Dive Brief:
- The U.S. Postal Service allegedly forced nursing employees to express their breast milk in unsanitary, uncomfortable and often public places, without giving them reasonable time to do so, three employees claimed in a July 21 collective action, Masseur v. United States Postal Service.
- Per the complaint, when one of the employees returned to work after giving birth, she was allegedly told she would have to pump milk in a break room where co-workers were present. Another was forced to pump milk in a cramped, hot, unlit and windowless space at the back of her mail truck, after supervisors allegedly told her that if she didn’t want to use a break room or locker room, she had to “figure it out” on her own. The third employee was initially told to use the locker room to pump milk, but her supervisor denied her request to hang a sheet for privacy; he also refused to allow her return to the facility to pump milk while she was delivering mail, forcing her to pump milk in her mail truck, the complaint alleged.
- The plaintiffs brought a proposed collective action against the USPS for violating the Fair Labor Standards Act and the Providing Urgent Maternal Protections (PUMP) for Nursing Mothers Act. “Instead of supporting breastfeeding mothers, Defendants’ practices forced those mothers into a Hobson’s choice between using demeaning, unsanitary spaces to express milk, abandoning pumping at work altogether, or quitting their jobs. Congress clearly declared in the PUMP Act that no mother should have to make such a choice,” the complaint said.
Dive Insight:
The FLSA requires employers to provide nursing employees with: 1) reasonable break time; 2) each time they need to express breast milk; and 3) a place to do so “other than a bathroom, that is shielded from view and free from intrusion from co-workers and the public,” according to the U.S. Department of Labor. The right extends for one year after a child’s birth.
Prior to the newly enacted PUMP Act, these protections were limited to employees entitled to minimum wage and overtime under the FLSA. The PUMP Act extends the protections to millions more workers, including those exempt from the FLSA’s overtime requirements — perhaps most notably adding this right for teachers, care workers and agricultural workers.
Compliance is a timely concern. As of the end of April, employers that violate the PUMP Act face steep penalties, such as liquidated, compensatory and punitive damages, according to a DOL fact sheet.
The USPS allegations highlights common compliance missteps that HR staff may want to address when training managers and supervisors on the law.
For instance, in addition to ensuring the nursing employee has a private space to express milk, the PUMP Act clarifies that the space must also be “functional” for expressing milk, the fact sheet explains. This means at a minimum, it must have a chair and a flat surface, according to U.S. Department of Health and Human Services guidance. The space should also be near running water so nursing employees can wash their hands and breast pump parts and be removed from chemical exposure, the HHS guidance notes.

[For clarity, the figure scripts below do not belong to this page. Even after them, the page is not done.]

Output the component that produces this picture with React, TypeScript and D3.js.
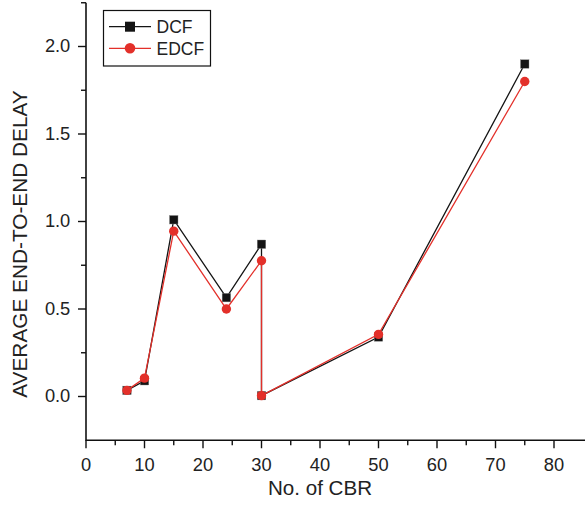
import React from "react";
import * as d3 from "d3";

const cbr = [7, 10, 15, 24, 30, 30, 50, 75];
const dcf = [0.035, 0.09, 1.01, 0.565, 0.87, 0.005, 0.34, 1.9];
const edcf = [0.035, 0.105, 0.945, 0.5, 0.776, 0.005, 0.355, 1.8];
const xTicks = [0, 10, 20, 30, 40, 50, 60, 70, 80];
const yTicks = [0, 0.5, 1.0, 1.5, 2.0];
const seriesNames = ["DCF", "EDCF"];

const W = 587;
const H = 505;
const FONT = "'Liberation Sans', Arial, Helvetica, sans-serif";
const BLACK = "#141414";
const RED = "#e3302a";

export default function App() {
  const x = d3.scaleLinear().domain([0, 85]).range([86, 583.25]);
  const y = d3.scaleLinear().domain([-0.25, 2.25]).range([440.25, 2.75]);
  const line = d3
    .line<[number, number]>()
    .x((d) => x(d[0]))
    .y((d) => y(d[1]));
  const dcfPts: [number, number][] = cbr.map((c, i) => [c, dcf[i]]);
  const edcfPts: [number, number][] = cbr.map((c, i) => [c, edcf[i]]);
  const xMinor = d3.range(5, 85, 10);
  const yMinor = [0.25, 0.75, 1.25, 1.75, 2.25];
  const sq = 8.5;
  const cr = 4.7;
  const y0 = y.range()[0];
  const x0 = x.range()[0];

  return (
    <svg
      width={W}
      height={H}
      style={{ position: "absolute", left: 0, top: 0, background: "#fff" }}
      fontFamily={FONT}
    >
      <rect width={W} height={H} fill="#fff" />
      {/* axes */}
      <line x1={x0} x2={x0} y1={y.range()[1]} y2={y0 + 0.75} stroke="#111" strokeWidth={1.6} />
      <line x1={x0} x2={585} y1={y0} y2={y0} stroke="#111" strokeWidth={1.6} />
      {xTicks.map((t) => (
        <g key={"xt" + t}>
          <line x1={x(t)} x2={x(t)} y1={y0} y2={y0 + 8} stroke="#111" strokeWidth={1.4} />
          <text x={x(t)} y={y0 + 30.5} textAnchor="middle" fontSize={18.3} fill="#222">
            {t}
          </text>
        </g>
      ))}
      {xMinor.map((t) => (
        <line key={"xm" + t} x1={x(t)} x2={x(t)} y1={y0} y2={y0 + 5} stroke="#111" strokeWidth={1.4} />
      ))}
      {yTicks.map((t) => (
        <g key={"yt" + t}>
          <line x1={x0 - 8} x2={x0} y1={y(t)} y2={y(t)} stroke="#111" strokeWidth={1.4} />
          <text x={70.3} y={y(t) + 5.5} textAnchor="end" fontSize={18.3} fill="#222">
            {t.toFixed(1)}
          </text>
        </g>
      ))}
      {yMinor.map((t) => (
        <line key={"ym" + t} x1={x0 - 5} x2={x0} y1={y(t)} y2={y(t)} stroke="#111" strokeWidth={1.4} />
      ))}
      {/* axis titles */}
      <text x={320} y={495} textAnchor="middle" fontSize={20.6} fill="#222">
        No. of CBR
      </text>
      <text
        transform={`translate(26.5,244) rotate(-90)`}
        textAnchor="middle"
        fontSize={20.8}
        fill="#222"
      >
        AVERAGE END-TO-END DELAY
      </text>
      {/* DCF */}
      <path d={line(dcfPts) || ""} fill="none" stroke={BLACK} strokeWidth={1.3} />
      {dcfPts.map((p, i) => (
        <rect
          key={"d" + i}
          x={x(p[0]) - sq / 2}
          y={y(p[1]) - sq / 2}
          width={sq}
          height={sq}
          fill={BLACK}
          stroke="#888"
          strokeWidth={0.4}
        />
      ))}
      {/* EDCF */}
      <path d={line(edcfPts) || ""} fill="none" stroke={RED} strokeWidth={1.3} />
      {edcfPts.map((p, i) => (
        <circle key={"e" + i} cx={x(p[0])} cy={y(p[1])} r={cr} fill={RED} />
      ))}
      {/* legend */}
      <rect x={103.5} y={10.5} width={107} height={55.5} fill="#fff" stroke="#111" strokeWidth={1.2} />
      <line x1={109} x2={151} y1={26.7} y2={26.7} stroke={BLACK} strokeWidth={1.3} />
      <rect x={130 - 5} y={26.7 - 5} width={10} height={10} fill={BLACK} />
      <text x={156.5} y={26.7 + 6.3} fontSize={17.5} fill="#222">
        {seriesNames[0]}
      </text>
      <line x1={109} x2={151} y1={48.3} y2={48.3} stroke={RED} strokeWidth={1.3} />
      <circle cx={130} cy={48.3} r={5.3} fill={RED} />
      <text x={156.5} y={48.3 + 6.3} fontSize={17.5} fill="#222">
        {seriesNames[1]}
      </text>
    </svg>
  );
}
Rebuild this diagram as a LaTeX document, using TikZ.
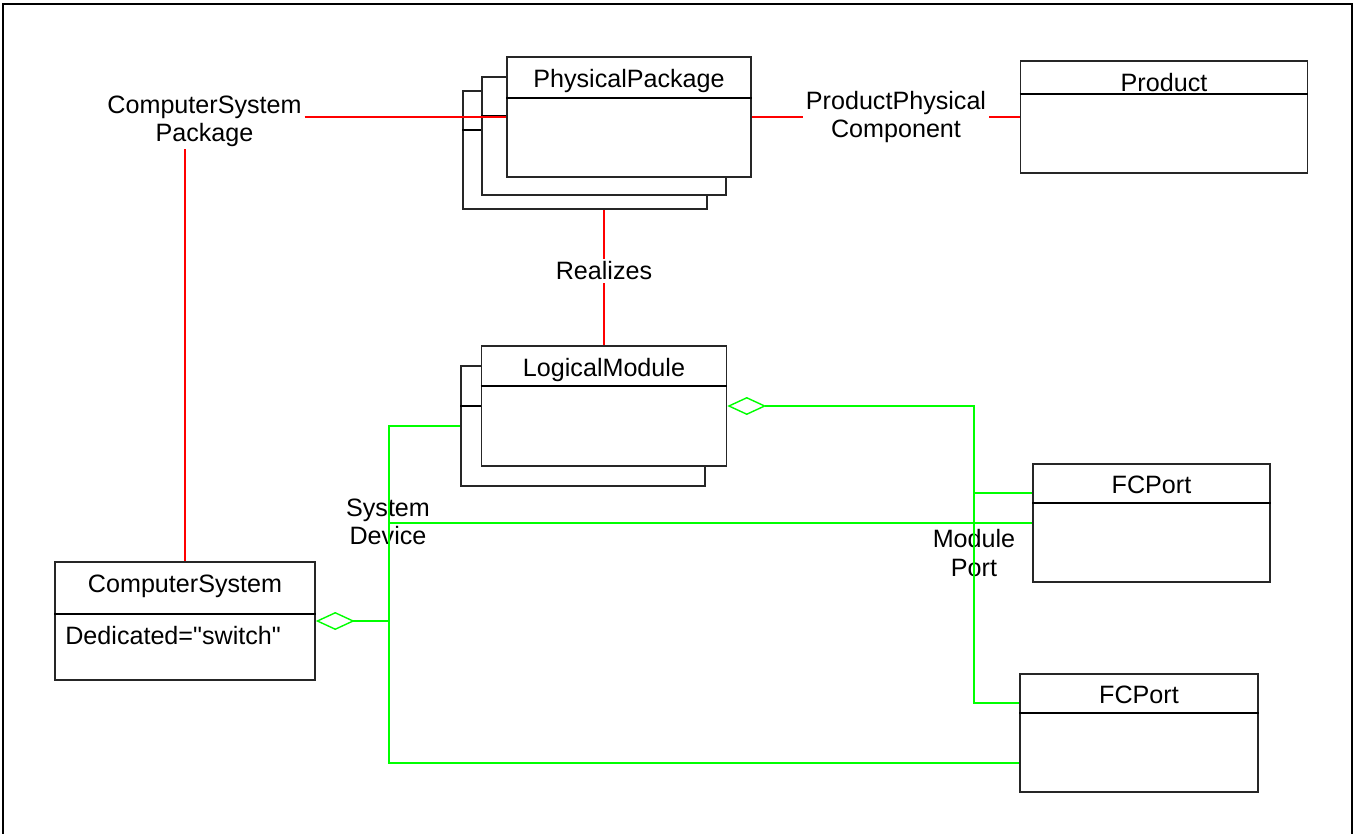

USPS had many options for nursing employees who drove delivery trucks, the lawsuit alleged. Those included planning their route so they pass a location where they could pump, such as their residence or another designated space, or reassigning them to a stationary role with sufficient accommodations for pumping, the workers claimed.
Bathrooms aren’t permitted because breast milk is food and should be handled the same way other food is handled, the HHS guidance explains. “No one would be willing to prepare food in a bathroom, and that includes breast milk,” the guidance says.
Nursing employees who telework must be free from observation by any employer-provided or required video system, including a computer camera, security camera or web conferencing platform, the DOL fact sheet reminds employers.
Employers also must ensure workers have reasonable time to express milk, and supervisors and managers should refrain from retaliating against a nursing employee because of a request for time to express milk, the fact sheet warns. A USPS employee, for example, claimed that when she told her supervisor she couldn’t work on a particular task at a specific time because she would be pumping, the supervisor had her escorted out of the building.